Data excerpts:
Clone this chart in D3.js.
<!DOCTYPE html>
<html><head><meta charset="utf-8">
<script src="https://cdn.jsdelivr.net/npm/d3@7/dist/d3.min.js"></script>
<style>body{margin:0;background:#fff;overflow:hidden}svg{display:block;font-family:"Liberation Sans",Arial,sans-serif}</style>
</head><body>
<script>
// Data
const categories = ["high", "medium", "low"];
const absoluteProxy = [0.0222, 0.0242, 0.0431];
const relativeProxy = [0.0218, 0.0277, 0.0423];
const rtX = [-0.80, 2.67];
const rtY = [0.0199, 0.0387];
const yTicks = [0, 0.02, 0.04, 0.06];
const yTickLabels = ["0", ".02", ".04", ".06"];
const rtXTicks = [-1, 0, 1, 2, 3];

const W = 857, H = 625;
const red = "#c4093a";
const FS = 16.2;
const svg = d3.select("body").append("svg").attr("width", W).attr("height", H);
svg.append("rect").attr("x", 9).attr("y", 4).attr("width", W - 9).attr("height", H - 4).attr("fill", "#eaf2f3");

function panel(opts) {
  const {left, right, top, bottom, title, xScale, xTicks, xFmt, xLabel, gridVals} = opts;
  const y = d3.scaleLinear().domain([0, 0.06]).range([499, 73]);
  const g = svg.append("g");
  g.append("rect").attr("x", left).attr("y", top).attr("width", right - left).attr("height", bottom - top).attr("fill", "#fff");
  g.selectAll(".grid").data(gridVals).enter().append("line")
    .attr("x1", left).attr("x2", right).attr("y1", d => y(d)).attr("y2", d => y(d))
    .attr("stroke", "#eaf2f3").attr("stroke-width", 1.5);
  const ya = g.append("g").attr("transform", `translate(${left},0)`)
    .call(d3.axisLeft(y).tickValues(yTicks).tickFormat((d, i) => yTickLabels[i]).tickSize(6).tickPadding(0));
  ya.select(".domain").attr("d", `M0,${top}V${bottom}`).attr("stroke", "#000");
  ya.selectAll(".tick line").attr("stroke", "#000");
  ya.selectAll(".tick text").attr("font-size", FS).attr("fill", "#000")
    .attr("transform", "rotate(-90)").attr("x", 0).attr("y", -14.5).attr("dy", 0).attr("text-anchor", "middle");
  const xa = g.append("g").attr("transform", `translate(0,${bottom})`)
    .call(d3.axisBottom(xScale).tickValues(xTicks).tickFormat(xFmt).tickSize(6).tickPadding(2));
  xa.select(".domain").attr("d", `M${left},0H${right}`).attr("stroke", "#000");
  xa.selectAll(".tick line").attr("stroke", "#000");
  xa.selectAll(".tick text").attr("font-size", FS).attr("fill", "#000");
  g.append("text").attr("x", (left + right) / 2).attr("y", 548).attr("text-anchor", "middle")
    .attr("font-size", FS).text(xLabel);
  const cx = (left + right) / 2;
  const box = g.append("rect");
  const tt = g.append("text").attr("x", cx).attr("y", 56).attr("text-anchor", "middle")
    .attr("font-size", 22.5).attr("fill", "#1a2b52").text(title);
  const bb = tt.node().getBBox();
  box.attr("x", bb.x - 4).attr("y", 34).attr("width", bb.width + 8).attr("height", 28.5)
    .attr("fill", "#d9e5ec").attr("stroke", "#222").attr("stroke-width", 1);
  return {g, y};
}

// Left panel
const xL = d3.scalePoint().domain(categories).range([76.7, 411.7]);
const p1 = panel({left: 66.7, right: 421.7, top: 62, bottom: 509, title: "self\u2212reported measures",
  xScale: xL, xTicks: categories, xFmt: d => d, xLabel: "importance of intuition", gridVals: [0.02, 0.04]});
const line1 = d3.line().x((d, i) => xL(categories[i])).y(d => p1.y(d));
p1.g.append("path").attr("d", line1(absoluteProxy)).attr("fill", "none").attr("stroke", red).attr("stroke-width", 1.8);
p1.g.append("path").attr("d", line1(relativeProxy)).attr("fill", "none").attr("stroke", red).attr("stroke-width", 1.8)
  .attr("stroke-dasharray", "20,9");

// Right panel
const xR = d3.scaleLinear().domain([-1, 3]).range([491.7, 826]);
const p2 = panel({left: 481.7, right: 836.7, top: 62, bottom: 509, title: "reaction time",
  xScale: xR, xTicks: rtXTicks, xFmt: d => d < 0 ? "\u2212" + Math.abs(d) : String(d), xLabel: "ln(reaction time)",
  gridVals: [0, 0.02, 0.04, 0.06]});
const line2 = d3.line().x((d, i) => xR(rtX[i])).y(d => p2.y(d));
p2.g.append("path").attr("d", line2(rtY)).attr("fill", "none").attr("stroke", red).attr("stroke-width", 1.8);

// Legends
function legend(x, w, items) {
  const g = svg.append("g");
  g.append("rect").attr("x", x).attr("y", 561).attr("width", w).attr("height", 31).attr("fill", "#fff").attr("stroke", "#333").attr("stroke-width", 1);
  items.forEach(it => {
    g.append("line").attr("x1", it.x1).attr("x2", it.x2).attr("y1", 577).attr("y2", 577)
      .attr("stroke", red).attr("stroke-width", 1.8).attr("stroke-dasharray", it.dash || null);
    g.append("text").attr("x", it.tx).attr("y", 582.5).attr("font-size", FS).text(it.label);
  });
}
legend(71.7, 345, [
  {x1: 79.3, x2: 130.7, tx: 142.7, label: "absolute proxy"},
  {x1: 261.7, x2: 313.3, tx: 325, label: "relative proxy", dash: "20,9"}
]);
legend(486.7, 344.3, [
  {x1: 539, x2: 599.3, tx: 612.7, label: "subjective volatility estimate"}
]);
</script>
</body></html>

* * *

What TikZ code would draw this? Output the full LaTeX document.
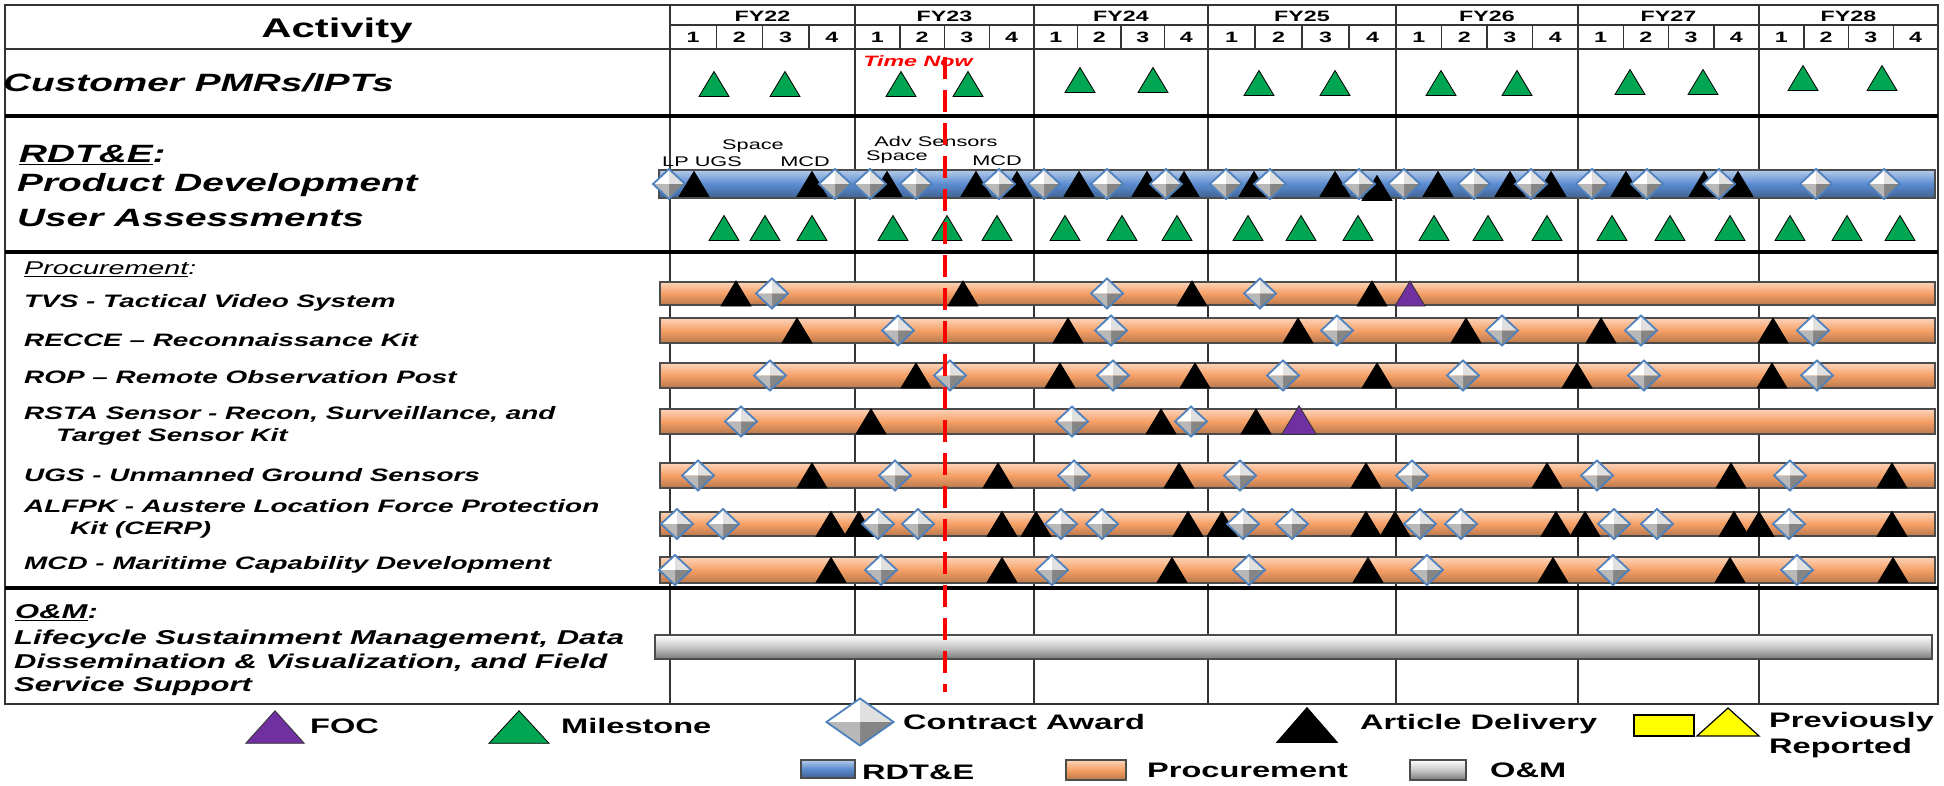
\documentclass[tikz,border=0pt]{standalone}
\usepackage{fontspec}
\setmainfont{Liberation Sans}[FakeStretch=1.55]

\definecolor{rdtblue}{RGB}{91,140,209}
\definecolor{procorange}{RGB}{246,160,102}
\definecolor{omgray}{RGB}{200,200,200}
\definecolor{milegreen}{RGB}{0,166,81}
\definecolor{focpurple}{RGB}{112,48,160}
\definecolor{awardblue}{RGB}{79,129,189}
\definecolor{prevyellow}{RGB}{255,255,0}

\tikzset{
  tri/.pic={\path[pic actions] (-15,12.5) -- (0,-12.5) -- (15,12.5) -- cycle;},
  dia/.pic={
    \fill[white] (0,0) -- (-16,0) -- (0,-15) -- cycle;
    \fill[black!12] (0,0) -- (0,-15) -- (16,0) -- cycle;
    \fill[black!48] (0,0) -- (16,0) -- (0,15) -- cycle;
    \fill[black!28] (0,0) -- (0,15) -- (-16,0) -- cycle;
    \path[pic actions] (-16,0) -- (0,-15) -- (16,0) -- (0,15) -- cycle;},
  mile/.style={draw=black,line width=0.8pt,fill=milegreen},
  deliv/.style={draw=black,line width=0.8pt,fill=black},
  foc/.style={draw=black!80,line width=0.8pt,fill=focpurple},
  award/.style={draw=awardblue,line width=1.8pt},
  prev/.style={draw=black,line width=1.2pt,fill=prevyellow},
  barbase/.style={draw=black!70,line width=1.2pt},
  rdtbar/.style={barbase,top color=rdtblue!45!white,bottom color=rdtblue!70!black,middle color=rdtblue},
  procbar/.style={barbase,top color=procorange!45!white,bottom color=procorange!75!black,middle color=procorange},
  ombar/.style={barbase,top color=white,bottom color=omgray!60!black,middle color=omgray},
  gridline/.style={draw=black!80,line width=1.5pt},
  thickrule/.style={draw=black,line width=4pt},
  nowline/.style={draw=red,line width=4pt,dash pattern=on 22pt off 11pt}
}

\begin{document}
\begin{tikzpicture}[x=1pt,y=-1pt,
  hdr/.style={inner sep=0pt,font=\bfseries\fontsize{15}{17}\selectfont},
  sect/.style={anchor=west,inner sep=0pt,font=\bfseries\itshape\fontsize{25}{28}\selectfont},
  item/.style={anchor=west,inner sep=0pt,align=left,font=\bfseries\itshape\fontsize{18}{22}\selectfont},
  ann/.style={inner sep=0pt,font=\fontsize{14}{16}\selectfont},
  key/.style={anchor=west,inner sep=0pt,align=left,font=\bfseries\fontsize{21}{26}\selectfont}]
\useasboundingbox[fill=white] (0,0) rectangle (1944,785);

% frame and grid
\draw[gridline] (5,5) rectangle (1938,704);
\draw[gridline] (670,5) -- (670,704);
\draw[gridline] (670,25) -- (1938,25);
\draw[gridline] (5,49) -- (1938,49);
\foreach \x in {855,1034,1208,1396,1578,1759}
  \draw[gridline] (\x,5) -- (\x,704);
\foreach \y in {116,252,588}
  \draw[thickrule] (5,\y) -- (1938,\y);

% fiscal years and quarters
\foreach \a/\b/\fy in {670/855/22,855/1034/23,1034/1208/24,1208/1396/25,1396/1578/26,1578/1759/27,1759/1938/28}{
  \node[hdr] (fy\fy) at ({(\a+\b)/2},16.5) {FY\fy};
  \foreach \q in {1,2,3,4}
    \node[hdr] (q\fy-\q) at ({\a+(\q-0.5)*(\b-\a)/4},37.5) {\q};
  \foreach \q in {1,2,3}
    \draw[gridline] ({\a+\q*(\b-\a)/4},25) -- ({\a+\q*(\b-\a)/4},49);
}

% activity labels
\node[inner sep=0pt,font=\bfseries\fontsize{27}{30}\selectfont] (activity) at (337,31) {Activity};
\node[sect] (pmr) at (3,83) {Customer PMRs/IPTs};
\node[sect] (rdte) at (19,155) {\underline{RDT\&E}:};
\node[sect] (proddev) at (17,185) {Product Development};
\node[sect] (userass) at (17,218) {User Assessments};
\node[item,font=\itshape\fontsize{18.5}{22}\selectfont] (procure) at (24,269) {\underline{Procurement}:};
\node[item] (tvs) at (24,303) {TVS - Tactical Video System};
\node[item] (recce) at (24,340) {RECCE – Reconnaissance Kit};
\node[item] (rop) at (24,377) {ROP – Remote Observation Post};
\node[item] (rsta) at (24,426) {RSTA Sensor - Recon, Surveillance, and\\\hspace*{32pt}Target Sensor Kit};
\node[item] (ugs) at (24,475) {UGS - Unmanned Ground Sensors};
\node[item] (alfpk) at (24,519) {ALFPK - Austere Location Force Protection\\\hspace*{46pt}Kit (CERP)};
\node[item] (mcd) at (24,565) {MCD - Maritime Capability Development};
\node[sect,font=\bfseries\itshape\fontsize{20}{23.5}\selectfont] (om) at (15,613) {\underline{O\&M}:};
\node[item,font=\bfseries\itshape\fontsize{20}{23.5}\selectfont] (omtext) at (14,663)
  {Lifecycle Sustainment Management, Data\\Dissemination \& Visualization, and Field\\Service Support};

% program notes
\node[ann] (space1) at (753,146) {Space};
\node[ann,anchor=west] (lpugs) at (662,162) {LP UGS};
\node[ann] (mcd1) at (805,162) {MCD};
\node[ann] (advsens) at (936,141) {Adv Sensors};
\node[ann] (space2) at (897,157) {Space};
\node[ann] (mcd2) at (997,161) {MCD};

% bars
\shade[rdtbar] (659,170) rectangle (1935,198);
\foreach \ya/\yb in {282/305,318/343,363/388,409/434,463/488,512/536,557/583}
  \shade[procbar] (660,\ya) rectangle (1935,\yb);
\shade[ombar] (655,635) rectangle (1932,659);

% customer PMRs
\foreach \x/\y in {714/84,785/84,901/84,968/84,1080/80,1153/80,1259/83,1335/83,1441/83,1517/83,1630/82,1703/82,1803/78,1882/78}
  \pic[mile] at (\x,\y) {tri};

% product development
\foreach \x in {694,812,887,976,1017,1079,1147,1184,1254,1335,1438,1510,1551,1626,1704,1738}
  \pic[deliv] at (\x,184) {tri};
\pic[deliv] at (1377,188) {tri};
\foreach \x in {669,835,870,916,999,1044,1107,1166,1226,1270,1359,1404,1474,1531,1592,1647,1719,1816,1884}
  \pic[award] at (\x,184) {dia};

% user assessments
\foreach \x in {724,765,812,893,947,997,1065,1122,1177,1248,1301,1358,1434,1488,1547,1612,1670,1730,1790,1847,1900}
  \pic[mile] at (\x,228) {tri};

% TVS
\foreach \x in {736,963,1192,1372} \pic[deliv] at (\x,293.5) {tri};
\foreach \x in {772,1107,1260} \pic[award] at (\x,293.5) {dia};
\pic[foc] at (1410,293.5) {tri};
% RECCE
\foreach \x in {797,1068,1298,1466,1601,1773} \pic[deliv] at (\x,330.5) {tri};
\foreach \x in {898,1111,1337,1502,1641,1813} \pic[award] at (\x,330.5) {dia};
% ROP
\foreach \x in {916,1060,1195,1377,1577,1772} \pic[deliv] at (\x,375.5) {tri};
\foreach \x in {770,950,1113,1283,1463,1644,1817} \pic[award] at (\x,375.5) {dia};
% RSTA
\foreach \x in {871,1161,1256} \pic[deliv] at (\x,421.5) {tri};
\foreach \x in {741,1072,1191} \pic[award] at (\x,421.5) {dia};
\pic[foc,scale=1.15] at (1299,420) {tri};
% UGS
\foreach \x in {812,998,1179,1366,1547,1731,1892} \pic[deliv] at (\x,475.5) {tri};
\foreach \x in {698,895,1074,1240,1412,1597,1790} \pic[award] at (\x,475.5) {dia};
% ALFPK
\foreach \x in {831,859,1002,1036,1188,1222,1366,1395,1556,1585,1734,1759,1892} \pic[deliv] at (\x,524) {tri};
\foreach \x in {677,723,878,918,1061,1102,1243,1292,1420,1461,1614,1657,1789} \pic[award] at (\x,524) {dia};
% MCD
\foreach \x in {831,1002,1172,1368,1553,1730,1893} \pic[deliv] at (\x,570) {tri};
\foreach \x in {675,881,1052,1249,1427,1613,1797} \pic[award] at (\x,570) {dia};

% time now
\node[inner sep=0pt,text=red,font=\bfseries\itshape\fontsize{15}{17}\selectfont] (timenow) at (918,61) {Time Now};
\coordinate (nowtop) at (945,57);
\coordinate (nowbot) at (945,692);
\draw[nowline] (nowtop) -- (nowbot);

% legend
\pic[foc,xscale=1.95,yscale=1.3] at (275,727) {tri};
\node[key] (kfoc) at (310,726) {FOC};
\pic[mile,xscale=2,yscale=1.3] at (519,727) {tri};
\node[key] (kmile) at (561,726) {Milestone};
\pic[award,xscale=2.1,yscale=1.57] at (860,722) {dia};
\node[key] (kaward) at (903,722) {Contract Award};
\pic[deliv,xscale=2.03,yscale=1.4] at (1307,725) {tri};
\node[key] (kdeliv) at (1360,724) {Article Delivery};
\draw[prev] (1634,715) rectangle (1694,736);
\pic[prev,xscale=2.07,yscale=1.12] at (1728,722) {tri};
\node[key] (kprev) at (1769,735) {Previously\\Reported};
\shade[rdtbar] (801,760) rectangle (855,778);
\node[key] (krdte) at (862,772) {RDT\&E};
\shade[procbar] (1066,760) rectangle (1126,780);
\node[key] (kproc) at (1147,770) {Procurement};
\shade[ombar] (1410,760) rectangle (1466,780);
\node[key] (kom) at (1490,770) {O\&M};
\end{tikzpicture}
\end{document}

Set problem: Copy every line above that holds the word "this".

Full answer:
Clone this chart in D3.js.
What TikZ code would draw this? Output the full LaTeX document.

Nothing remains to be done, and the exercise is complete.